■ Records shown:
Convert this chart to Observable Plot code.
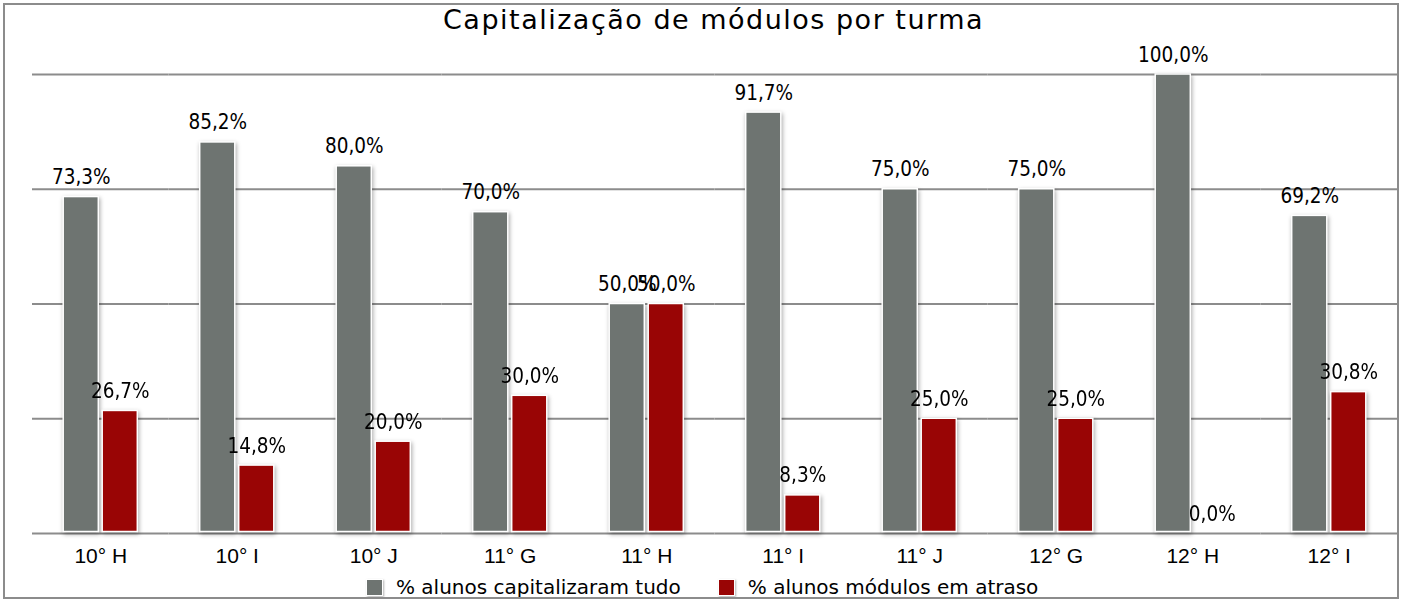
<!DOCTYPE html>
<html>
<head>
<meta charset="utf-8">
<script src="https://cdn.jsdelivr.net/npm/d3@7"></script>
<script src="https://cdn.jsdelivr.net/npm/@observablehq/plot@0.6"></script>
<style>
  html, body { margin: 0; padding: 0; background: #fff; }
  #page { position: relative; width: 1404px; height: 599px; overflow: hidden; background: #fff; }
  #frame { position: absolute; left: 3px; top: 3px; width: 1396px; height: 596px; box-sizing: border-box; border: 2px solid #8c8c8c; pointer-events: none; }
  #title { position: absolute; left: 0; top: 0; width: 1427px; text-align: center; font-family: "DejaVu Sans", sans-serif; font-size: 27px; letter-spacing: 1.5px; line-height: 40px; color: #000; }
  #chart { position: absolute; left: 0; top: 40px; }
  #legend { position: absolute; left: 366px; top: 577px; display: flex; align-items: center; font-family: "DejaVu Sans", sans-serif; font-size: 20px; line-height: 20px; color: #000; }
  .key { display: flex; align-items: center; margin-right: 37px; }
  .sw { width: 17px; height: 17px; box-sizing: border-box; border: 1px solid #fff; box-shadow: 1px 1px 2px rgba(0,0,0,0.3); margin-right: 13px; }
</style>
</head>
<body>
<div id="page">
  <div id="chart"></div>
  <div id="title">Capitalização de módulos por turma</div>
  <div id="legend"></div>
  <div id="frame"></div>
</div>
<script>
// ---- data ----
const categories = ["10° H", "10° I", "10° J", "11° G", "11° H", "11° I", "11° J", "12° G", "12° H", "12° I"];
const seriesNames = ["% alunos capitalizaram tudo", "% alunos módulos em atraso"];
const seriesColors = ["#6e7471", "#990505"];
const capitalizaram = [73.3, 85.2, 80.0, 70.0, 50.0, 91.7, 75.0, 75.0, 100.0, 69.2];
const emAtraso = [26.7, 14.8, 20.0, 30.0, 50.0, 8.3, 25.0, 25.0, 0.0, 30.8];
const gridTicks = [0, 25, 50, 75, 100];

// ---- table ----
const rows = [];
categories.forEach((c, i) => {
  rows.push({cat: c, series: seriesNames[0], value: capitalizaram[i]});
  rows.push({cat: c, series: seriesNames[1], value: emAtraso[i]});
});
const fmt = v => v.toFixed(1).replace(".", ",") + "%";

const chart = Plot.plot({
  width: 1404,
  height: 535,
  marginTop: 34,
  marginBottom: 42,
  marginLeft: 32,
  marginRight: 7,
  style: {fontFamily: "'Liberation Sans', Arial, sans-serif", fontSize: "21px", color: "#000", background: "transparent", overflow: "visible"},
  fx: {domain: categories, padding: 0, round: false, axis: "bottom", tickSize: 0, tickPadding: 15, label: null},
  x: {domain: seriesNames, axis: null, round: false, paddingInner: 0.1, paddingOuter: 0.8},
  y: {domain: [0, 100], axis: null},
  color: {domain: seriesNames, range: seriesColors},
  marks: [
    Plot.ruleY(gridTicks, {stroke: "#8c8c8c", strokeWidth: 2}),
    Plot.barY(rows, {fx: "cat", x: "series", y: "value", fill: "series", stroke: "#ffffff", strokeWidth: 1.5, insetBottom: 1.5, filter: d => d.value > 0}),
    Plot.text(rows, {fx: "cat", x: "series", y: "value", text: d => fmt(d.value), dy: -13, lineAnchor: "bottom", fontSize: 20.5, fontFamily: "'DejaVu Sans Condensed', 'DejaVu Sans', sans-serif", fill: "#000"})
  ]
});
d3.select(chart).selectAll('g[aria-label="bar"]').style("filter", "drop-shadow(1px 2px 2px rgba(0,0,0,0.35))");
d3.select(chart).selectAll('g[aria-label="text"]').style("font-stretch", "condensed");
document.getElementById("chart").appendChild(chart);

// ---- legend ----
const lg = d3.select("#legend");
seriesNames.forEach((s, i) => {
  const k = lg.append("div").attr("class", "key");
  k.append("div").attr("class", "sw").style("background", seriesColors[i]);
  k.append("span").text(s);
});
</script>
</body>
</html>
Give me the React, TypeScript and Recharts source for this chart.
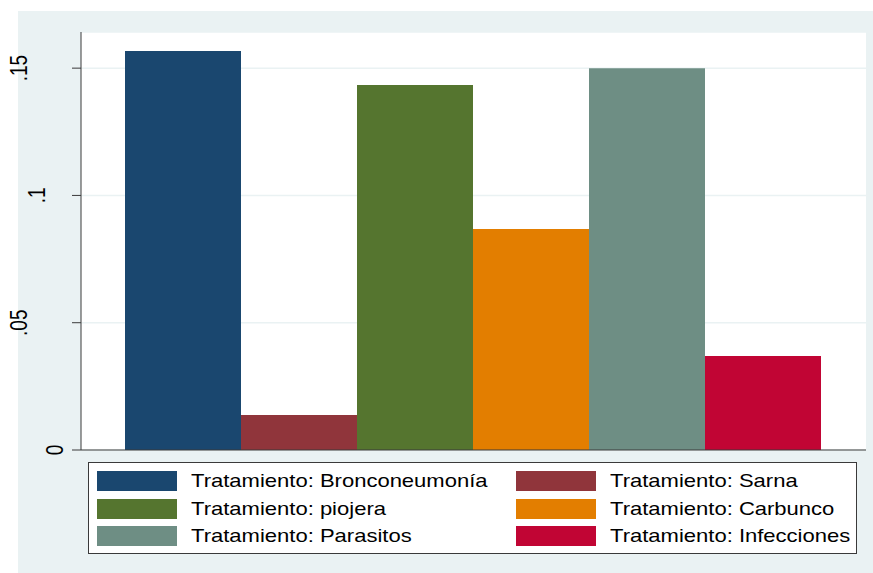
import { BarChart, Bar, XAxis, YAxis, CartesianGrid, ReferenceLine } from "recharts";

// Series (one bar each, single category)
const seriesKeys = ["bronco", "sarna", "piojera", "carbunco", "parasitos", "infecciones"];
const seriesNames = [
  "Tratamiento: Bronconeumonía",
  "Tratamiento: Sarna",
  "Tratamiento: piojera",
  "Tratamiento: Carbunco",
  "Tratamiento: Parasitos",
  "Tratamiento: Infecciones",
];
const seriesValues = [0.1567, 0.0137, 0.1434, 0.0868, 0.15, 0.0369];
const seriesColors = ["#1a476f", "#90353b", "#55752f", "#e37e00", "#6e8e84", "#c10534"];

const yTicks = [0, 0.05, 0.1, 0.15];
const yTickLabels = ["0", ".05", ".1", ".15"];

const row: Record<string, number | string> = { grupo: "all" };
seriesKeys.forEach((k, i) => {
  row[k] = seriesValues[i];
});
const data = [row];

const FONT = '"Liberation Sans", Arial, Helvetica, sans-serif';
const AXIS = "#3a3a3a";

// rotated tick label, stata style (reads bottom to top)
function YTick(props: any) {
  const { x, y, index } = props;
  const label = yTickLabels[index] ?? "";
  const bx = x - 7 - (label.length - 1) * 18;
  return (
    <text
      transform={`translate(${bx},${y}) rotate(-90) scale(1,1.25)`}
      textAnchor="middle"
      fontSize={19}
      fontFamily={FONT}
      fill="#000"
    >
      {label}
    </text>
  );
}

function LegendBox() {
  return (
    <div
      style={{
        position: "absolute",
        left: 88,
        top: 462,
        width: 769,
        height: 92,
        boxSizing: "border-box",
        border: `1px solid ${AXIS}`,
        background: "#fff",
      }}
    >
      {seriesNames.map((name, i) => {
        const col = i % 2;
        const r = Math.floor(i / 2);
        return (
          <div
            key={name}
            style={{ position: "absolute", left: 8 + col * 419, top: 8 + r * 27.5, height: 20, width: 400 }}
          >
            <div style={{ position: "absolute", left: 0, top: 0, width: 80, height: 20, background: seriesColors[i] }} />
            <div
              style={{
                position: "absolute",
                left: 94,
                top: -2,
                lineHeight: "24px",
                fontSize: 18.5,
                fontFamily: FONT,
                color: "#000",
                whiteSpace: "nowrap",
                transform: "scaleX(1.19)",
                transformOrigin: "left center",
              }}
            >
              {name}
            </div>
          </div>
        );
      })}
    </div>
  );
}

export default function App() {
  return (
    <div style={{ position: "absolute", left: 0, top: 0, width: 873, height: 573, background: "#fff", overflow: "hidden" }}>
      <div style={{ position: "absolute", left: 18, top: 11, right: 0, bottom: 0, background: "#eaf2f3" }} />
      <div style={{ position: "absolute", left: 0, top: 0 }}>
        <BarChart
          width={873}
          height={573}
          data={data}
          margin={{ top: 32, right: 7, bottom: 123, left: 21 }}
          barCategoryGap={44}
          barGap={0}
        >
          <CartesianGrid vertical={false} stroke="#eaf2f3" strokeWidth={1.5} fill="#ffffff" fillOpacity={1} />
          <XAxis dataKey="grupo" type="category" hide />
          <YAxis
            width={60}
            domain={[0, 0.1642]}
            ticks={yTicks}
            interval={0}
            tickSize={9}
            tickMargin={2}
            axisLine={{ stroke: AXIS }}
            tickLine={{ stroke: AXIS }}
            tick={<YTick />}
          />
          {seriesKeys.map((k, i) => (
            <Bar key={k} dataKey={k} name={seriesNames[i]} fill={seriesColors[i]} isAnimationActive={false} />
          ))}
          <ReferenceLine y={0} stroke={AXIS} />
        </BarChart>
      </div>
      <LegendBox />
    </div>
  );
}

■ To do: Apart from the pictures, the entries above are to be repeated in full and exactly.

■ Full output:
Convert this chart to Observable Plot code.
<!DOCTYPE html>
<html>
<head>
<meta charset="utf-8">
<script src="https://cdn.jsdelivr.net/npm/d3@7"></script>
<script src="https://cdn.jsdelivr.net/npm/@observablehq/plot@0.6"></script>
<style>
  html, body { margin: 0; padding: 0; background: #fff; }
  #page { position: relative; width: 1404px; height: 599px; overflow: hidden; background: #fff; }
  #frame { position: absolute; left: 3px; top: 3px; width: 1396px; height: 596px; box-sizing: border-box; border: 2px solid #8c8c8c; pointer-events: none; }
  #title { position: absolute; left: 0; top: 0; width: 1427px; text-align: center; font-family: "DejaVu Sans", sans-serif; font-size: 27px; letter-spacing: 1.5px; line-height: 40px; color: #000; }
  #chart { position: absolute; left: 0; top: 40px; }
  #legend { position: absolute; left: 366px; top: 577px; display: flex; align-items: center; font-family: "DejaVu Sans", sans-serif; font-size: 20px; line-height: 20px; color: #000; }
  .key { display: flex; align-items: center; margin-right: 37px; }
  .sw { width: 17px; height: 17px; box-sizing: border-box; border: 1px solid #fff; box-shadow: 1px 1px 2px rgba(0,0,0,0.3); margin-right: 13px; }
</style>
</head>
<body>
<div id="page">
  <div id="chart"></div>
  <div id="title">Capitalização de módulos por turma</div>
  <div id="legend"></div>
  <div id="frame"></div>
</div>
<script>
// ---- data ----
const categories = ["10° H", "10° I", "10° J", "11° G", "11° H", "11° I", "11° J", "12° G", "12° H", "12° I"];
const seriesNames = ["% alunos capitalizaram tudo", "% alunos módulos em atraso"];
const seriesColors = ["#6e7471", "#990505"];
const capitalizaram = [73.3, 85.2, 80.0, 70.0, 50.0, 91.7, 75.0, 75.0, 100.0, 69.2];
const emAtraso = [26.7, 14.8, 20.0, 30.0, 50.0, 8.3, 25.0, 25.0, 0.0, 30.8];
const gridTicks = [0, 25, 50, 75, 100];

// ---- table ----
const rows = [];
categories.forEach((c, i) => {
  rows.push({cat: c, series: seriesNames[0], value: capitalizaram[i]});
  rows.push({cat: c, series: seriesNames[1], value: emAtraso[i]});
});
const fmt = v => v.toFixed(1).replace(".", ",") + "%";

const chart = Plot.plot({
  width: 1404,
  height: 535,
  marginTop: 34,
  marginBottom: 42,
  marginLeft: 32,
  marginRight: 7,
  style: {fontFamily: "'Liberation Sans', Arial, sans-serif", fontSize: "21px", color: "#000", background: "transparent", overflow: "visible"},
  fx: {domain: categories, padding: 0, round: false, axis: "bottom", tickSize: 0, tickPadding: 15, label: null},
  x: {domain: seriesNames, axis: null, round: false, paddingInner: 0.1, paddingOuter: 0.8},
  y: {domain: [0, 100], axis: null},
  color: {domain: seriesNames, range: seriesColors},
  marks: [
    Plot.ruleY(gridTicks, {stroke: "#8c8c8c", strokeWidth: 2}),
    Plot.barY(rows, {fx: "cat", x: "series", y: "value", fill: "series", stroke: "#ffffff", strokeWidth: 1.5, insetBottom: 1.5, filter: d => d.value > 0}),
    Plot.text(rows, {fx: "cat", x: "series", y: "value", text: d => fmt(d.value), dy: -13, lineAnchor: "bottom", fontSize: 20.5, fontFamily: "'DejaVu Sans Condensed', 'DejaVu Sans', sans-serif", fill: "#000"})
  ]
});
d3.select(chart).selectAll('g[aria-label="bar"]').style("filter", "drop-shadow(1px 2px 2px rgba(0,0,0,0.35))");
d3.select(chart).selectAll('g[aria-label="text"]').style("font-stretch", "condensed");
document.getElementById("chart").appendChild(chart);

// ---- legend ----
const lg = d3.select("#legend");
seriesNames.forEach((s, i) => {
  const k = lg.append("div").attr("class", "key");
  k.append("div").attr("class", "sw").style("background", seriesColors[i]);
  k.append("span").text(s);
});
</script>
</body>
</html>
Give me the React, TypeScript and Recharts source for this chart.
import { BarChart, Bar, XAxis, YAxis, CartesianGrid, ReferenceLine } from "recharts";

// Series (one bar each, single category)
const seriesKeys = ["bronco", "sarna", "piojera", "carbunco", "parasitos", "infecciones"];
const seriesNames = [
  "Tratamiento: Bronconeumonía",
  "Tratamiento: Sarna",
  "Tratamiento: piojera",
  "Tratamiento: Carbunco",
  "Tratamiento: Parasitos",
  "Tratamiento: Infecciones",
];
const seriesValues = [0.1567, 0.0137, 0.1434, 0.0868, 0.15, 0.0369];
const seriesColors = ["#1a476f", "#90353b", "#55752f", "#e37e00", "#6e8e84", "#c10534"];

const yTicks = [0, 0.05, 0.1, 0.15];
const yTickLabels = ["0", ".05", ".1", ".15"];

const row: Record<string, number | string> = { grupo: "all" };
seriesKeys.forEach((k, i) => {
  row[k] = seriesValues[i];
});
const data = [row];

const FONT = '"Liberation Sans", Arial, Helvetica, sans-serif';
const AXIS = "#3a3a3a";

// rotated tick label, stata style (reads bottom to top)
function YTick(props: any) {
  const { x, y, index } = props;
  const label = yTickLabels[index] ?? "";
  const bx = x - 7 - (label.length - 1) * 18;
  return (
    <text
      transform={`translate(${bx},${y}) rotate(-90) scale(1,1.25)`}
      textAnchor="middle"
      fontSize={19}
      fontFamily={FONT}
      fill="#000"
    >
      {label}
    </text>
  );
}

function LegendBox() {
  return (
    <div
      style={{
        position: "absolute",
        left: 88,
        top: 462,
        width: 769,
        height: 92,
        boxSizing: "border-box",
        border: `1px solid ${AXIS}`,
        background: "#fff",
      }}
    >
      {seriesNames.map((name, i) => {
        const col = i % 2;
        const r = Math.floor(i / 2);
        return (
          <div
            key={name}
            style={{ position: "absolute", left: 8 + col * 419, top: 8 + r * 27.5, height: 20, width: 400 }}
          >
            <div style={{ position: "absolute", left: 0, top: 0, width: 80, height: 20, background: seriesColors[i] }} />
            <div
              style={{
                position: "absolute",
                left: 94,
                top: -2,
                lineHeight: "24px",
                fontSize: 18.5,
                fontFamily: FONT,
                color: "#000",
                whiteSpace: "nowrap",
                transform: "scaleX(1.19)",
                transformOrigin: "left center",
              }}
            >
              {name}
            </div>
          </div>
        );
      })}
    </div>
  );
}

export default function App() {
  return (
    <div style={{ position: "absolute", left: 0, top: 0, width: 873, height: 573, background: "#fff", overflow: "hidden" }}>
      <div style={{ position: "absolute", left: 18, top: 11, right: 0, bottom: 0, background: "#eaf2f3" }} />
      <div style={{ position: "absolute", left: 0, top: 0 }}>
        <BarChart
          width={873}
          height={573}
          data={data}
          margin={{ top: 32, right: 7, bottom: 123, left: 21 }}
          barCategoryGap={44}
          barGap={0}
        >
          <CartesianGrid vertical={false} stroke="#eaf2f3" strokeWidth={1.5} fill="#ffffff" fillOpacity={1} />
          <XAxis dataKey="grupo" type="category" hide />
          <YAxis
            width={60}
            domain={[0, 0.1642]}
            ticks={yTicks}
            interval={0}
            tickSize={9}
            tickMargin={2}
            axisLine={{ stroke: AXIS }}
            tickLine={{ stroke: AXIS }}
            tick={<YTick />}
          />
          {seriesKeys.map((k, i) => (
            <Bar key={k} dataKey={k} name={seriesNames[i]} fill={seriesColors[i]} isAnimationActive={false} />
          ))}
          <ReferenceLine y={0} stroke={AXIS} />
        </BarChart>
      </div>
      <LegendBox />
    </div>
  );
}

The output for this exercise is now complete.